Lloyd's Maritime and Commercial Law Quarterly
NEW LIMITS FOR PASSENGERS AND OTHERS IN THE UNITED KINGDOM
Nicholas Gaskell*
The aim of this article
1
is to discuss two separate, but related, issues. These are (i) the changes which will be introduced by the 1996 Protocol to the 1976 Limitation Convention (as it will be enacted in the United Kingdom), in particular the increases in limits of liability, and (ii) the relationship between the changes made by the 1996 Protocol in respect of passenger claims and the proposed revision of the Athens Convention 1974.
A. INTRODUCTION
1. Existing Conventions
There have been three attempts to achieve international uniformity of the law on limitation of liability for maritime claims with Conventions in 1924, 1957 and 1976, of which the 1957 Limitation Convention and the 1976 Limitation Convention are the most important. Although the Convention on Limitation of Liability for Maritime Claims 1976 (the 1976 Limitation Convention2) is in force, it has not replaced the 1957 Limitation Convention, which still has more States Parties.3 It took 10 years for the 1976 Limitation Convention to enter into force and even by then the limits of liability could be said to have become out of date. Within the International Maritime Organization (IMO) work was underway in the 1980s and 1990s to increase limits of liability in the pollution Conventions. This work saw the introduction of the 1992 Protocols to the International Convention on Civil Liability for Oil Pollution Damage 1969 (CLC 1969) and to the International Convention on the Establishment of a Fund for Compensation for Oil Pollution Damage 1971 (the Fund Convention 1971).
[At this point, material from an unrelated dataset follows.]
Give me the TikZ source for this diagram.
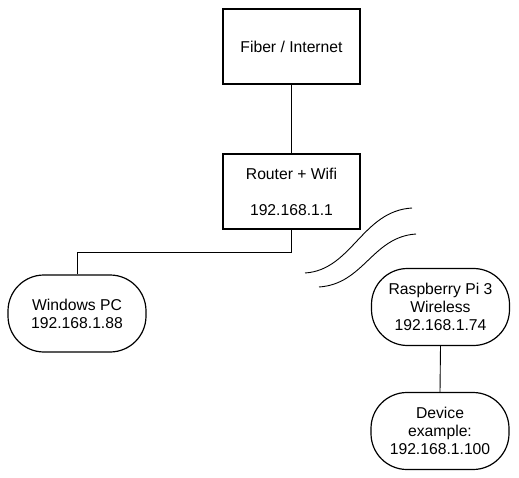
\documentclass[tikz,border=0pt]{standalone}
\usepackage{fontspec}
\setmainfont{Liberation Sans}
\begin{document}
\begin{tikzpicture}[x=1pt,y=-1pt,
  box/.style={draw,line width=1.2pt,minimum width=137pt,minimum height=75pt,inner sep=0pt,align=center,font=\fontsize{15.7}{18}\selectfont},
  pill/.style={draw,line width=1.2pt,rounded corners=36pt,minimum width=138pt,minimum height=77pt,inner sep=0pt,align=center,font=\fontsize{15.7}{18}\selectfont},
  wire/.style={line width=0.9pt}]
\useasboundingbox (0,0) rectangle (519,478);
\node[box] (fiber) at (291.5,46.5) {Fiber / Internet};
\node[box] (router) at (291.5,191.5) {Router + Wifi\\[18pt]192.168.1.1};
\node[pill] (pc) at (77,313.5) {Windows PC\\192.168.1.88};
\node[pill] (pi) at (440.5,307) {Raspberry Pi 3\\Wireless\\192.168.1.74};
\node[pill] (dev) at (440,431) {Device\\example:\\192.168.1.100};
\draw[wire] (fiber.south) -- (router.north);
\draw[wire] (router.south) -- ++(0,23) -| (pc.north);
\draw[wire] (pi.south) -- (dev.north);
\draw[wire] (305,273) .. controls (352,270) and (362,211) .. (412,208);
\draw[wire] (319,287) .. controls (364,284) and (372,237) .. (416,234);
\end{tikzpicture}
\end{document}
These Conventions are now in force internationally and in the UK.4
2. HNS Convention 1996
From 1992 attention was paid to producing a new Convention on liability for hazardous and noxious substances other than oil. This work had started long before, but it proved
* Professor of Maritime and Commercial Law, Director of the Institute of Maritime Law, University of Southampton.
1. Based upon a paper delivered at “Limitation of Liability 1998”, a one-day Institute of Maritime Law conference, 11 March 1998.
2. Note that the official IMO abbreviation for this Convention is the “LLMC 1976”.
3. See, generally, Ratification of Maritime Conventions (LLP, London).
4. See the Merchant Shipping Act 1995, Part VI, Ch. III.